# Requirements
Write out every line of the material as it stands, apart from the pictures.
▼
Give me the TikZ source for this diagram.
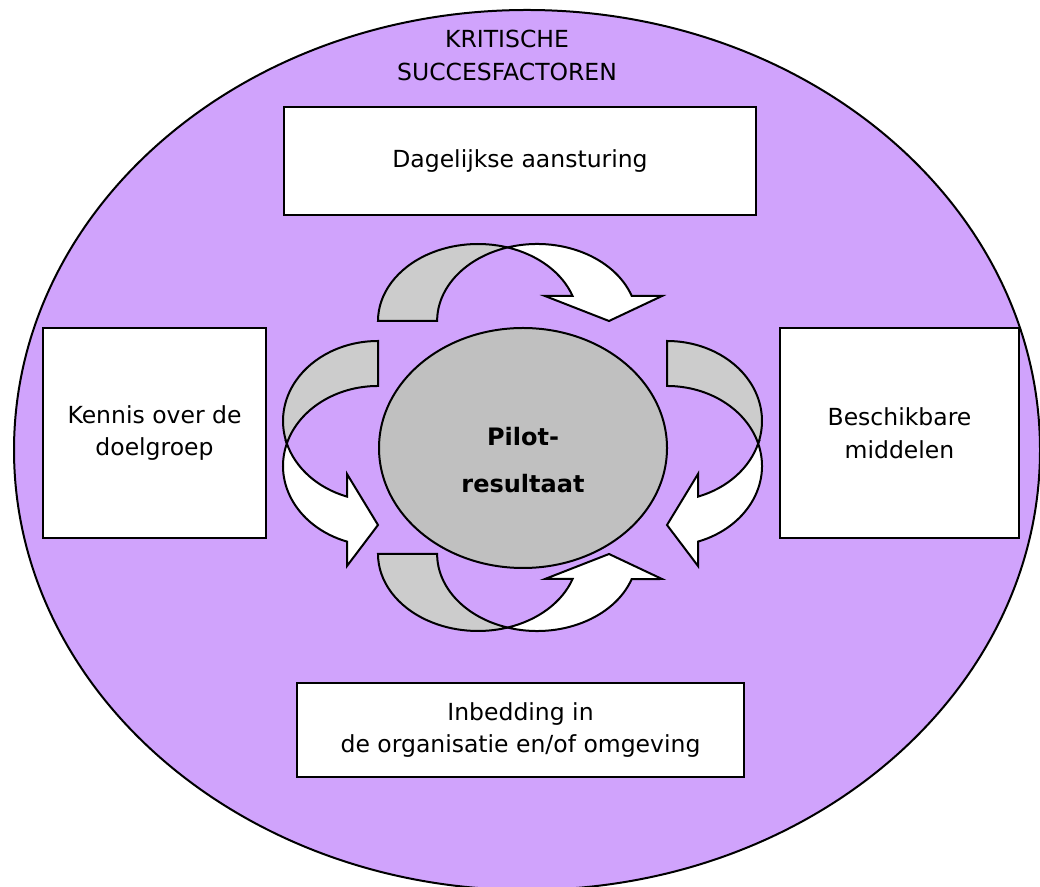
\documentclass[tikz,border=0pt]{standalone}
\usepackage{fontspec}
\setsansfont{DejaVu Sans}
\usetikzlibrary{shapes.geometric}
\definecolor{lilac}{RGB}{208,163,252}
\definecolor{band}{HTML}{CCCCCC}
\definecolor{core}{HTML}{C0C0C0}

\begin{document}
\begin{tikzpicture}[x=1pt,y=1pt,line width=2pt,font=\sffamily\fontsize{23.5}{32.5}\selectfont,
  factor/.style={draw,fill=white,align=center,inner sep=0pt},
  curl/.style={draw,line width=2pt}]
  \useasboundingbox (0,0) rectangle (1040,886);
  \clip (0,0) rectangle (1040,886);
  \node[ellipse,draw,fill=lilac,minimum width=1026pt,minimum height=880pt,inner sep=0pt] (field) at (527,436) {};
  \node[align=center] (title) at (507,830.5) {KRITISCHE\\SUCCESFACTOREN};
  \node[factor,minimum width=472pt,minimum height=108pt] (daily) at (520,725) {Dagelijkse aansturing};
  \node[factor,minimum width=223pt,minimum height=210pt] (know) at (154.5,453) {Kennis over de\\doelgroep};
  \node[factor,minimum width=239pt,minimum height=210pt] (means) at (899.5,453) {Beschikbare\\middelen};
  \node[factor,minimum width=447pt,minimum height=94pt] (embed) at (520.5,156) {Inbedding in\\de organisatie en/of omgeving};
  \node[ellipse,draw,fill=core,minimum width=288pt,minimum height=240pt,inner sep=0pt] (core) at (523,438) {};
  \node[font=\sffamily\bfseries\fontsize{24}{47}\selectfont,align=center] (pilot) at (523,425.5) {Pilot-\\resultaat};
  \foreach \s in {1,-1}{
    \begin{scope}[shift={(522.5,448.5)},yscale=\s]
      \filldraw[curl,fill=band] (-144.5,116.5) arc[start angle=180,end angle=72.8,x radius=100,y radius=77]
        arc[start angle=107.2,end angle=180,x radius=100,y radius=77] -- cycle;
      \filldraw[curl,fill=white] (-14.93,190.07) arc[start angle=107.2,end angle=18.95,x radius=100,y radius=77]
        -- (139.5,141.5) -- (86.5,116.5) -- (22.5,141.5) -- (50.08,141.5)
        arc[start angle=18.95,end angle=72.8,x radius=100,y radius=77] -- cycle;
    \end{scope}
    \begin{scope}[shift={(522.5,448.5)},xscale=\s]
      \filldraw[curl,fill=band] (-144.5,96.5) arc[start angle=90,end angle=196.33,x radius=95,y radius=80]
        arc[start angle=163.67,end angle=90,x radius=95,y radius=80] -- cycle;
      \filldraw[curl,fill=white] (-235.66,-6) arc[start angle=163.67,end angle=250.96,x radius=95,y radius=80]
        -- (-175.5,-128.5) -- (-144.5,-87.5) -- (-175.5,-36.5) -- (-175.5,-59.12)
        arc[start angle=250.96,end angle=196.33,x radius=95,y radius=80] -- cycle;
    \end{scope}
  }
\end{tikzpicture}
\end{document}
▲
# The reply
Give me the TikZ source for this diagram.
\documentclass[tikz,border=0pt]{standalone}
\usepackage{fontspec}
\setsansfont{DejaVu Sans}
\usetikzlibrary{shapes.geometric}
\definecolor{lilac}{RGB}{208,163,252}
\definecolor{band}{HTML}{CCCCCC}
\definecolor{core}{HTML}{C0C0C0}

\begin{document}
\begin{tikzpicture}[x=1pt,y=1pt,line width=2pt,font=\sffamily\fontsize{23.5}{32.5}\selectfont,
  factor/.style={draw,fill=white,align=center,inner sep=0pt},
  curl/.style={draw,line width=2pt}]
  \useasboundingbox (0,0) rectangle (1040,886);
  \clip (0,0) rectangle (1040,886);
  \node[ellipse,draw,fill=lilac,minimum width=1026pt,minimum height=880pt,inner sep=0pt] (field) at (527,436) {};
  \node[align=center] (title) at (507,830.5) {KRITISCHE\\SUCCESFACTOREN};
  \node[factor,minimum width=472pt,minimum height=108pt] (daily) at (520,725) {Dagelijkse aansturing};
  \node[factor,minimum width=223pt,minimum height=210pt] (know) at (154.5,453) {Kennis over de\\doelgroep};
  \node[factor,minimum width=239pt,minimum height=210pt] (means) at (899.5,453) {Beschikbare\\middelen};
  \node[factor,minimum width=447pt,minimum height=94pt] (embed) at (520.5,156) {Inbedding in\\de organisatie en/of omgeving};
  \node[ellipse,draw,fill=core,minimum width=288pt,minimum height=240pt,inner sep=0pt] (core) at (523,438) {};
  \node[font=\sffamily\bfseries\fontsize{24}{47}\selectfont,align=center] (pilot) at (523,425.5) {Pilot-\\resultaat};
  \foreach \s in {1,-1}{
    \begin{scope}[shift={(522.5,448.5)},yscale=\s]
      \filldraw[curl,fill=band] (-144.5,116.5) arc[start angle=180,end angle=72.8,x radius=100,y radius=77]
        arc[start angle=107.2,end angle=180,x radius=100,y radius=77] -- cycle;
      \filldraw[curl,fill=white] (-14.93,190.07) arc[start angle=107.2,end angle=18.95,x radius=100,y radius=77]
        -- (139.5,141.5) -- (86.5,116.5) -- (22.5,141.5) -- (50.08,141.5)
        arc[start angle=18.95,end angle=72.8,x radius=100,y radius=77] -- cycle;
    \end{scope}
    \begin{scope}[shift={(522.5,448.5)},xscale=\s]
      \filldraw[curl,fill=band] (-144.5,96.5) arc[start angle=90,end angle=196.33,x radius=95,y radius=80]
        arc[start angle=163.67,end angle=90,x radius=95,y radius=80] -- cycle;
      \filldraw[curl,fill=white] (-235.66,-6) arc[start angle=163.67,end angle=250.96,x radius=95,y radius=80]
        -- (-175.5,-128.5) -- (-144.5,-87.5) -- (-175.5,-36.5) -- (-175.5,-59.12)
        arc[start angle=250.96,end angle=196.33,x radius=95,y radius=80] -- cycle;
    \end{scope}
  }
\end{tikzpicture}
\end{document}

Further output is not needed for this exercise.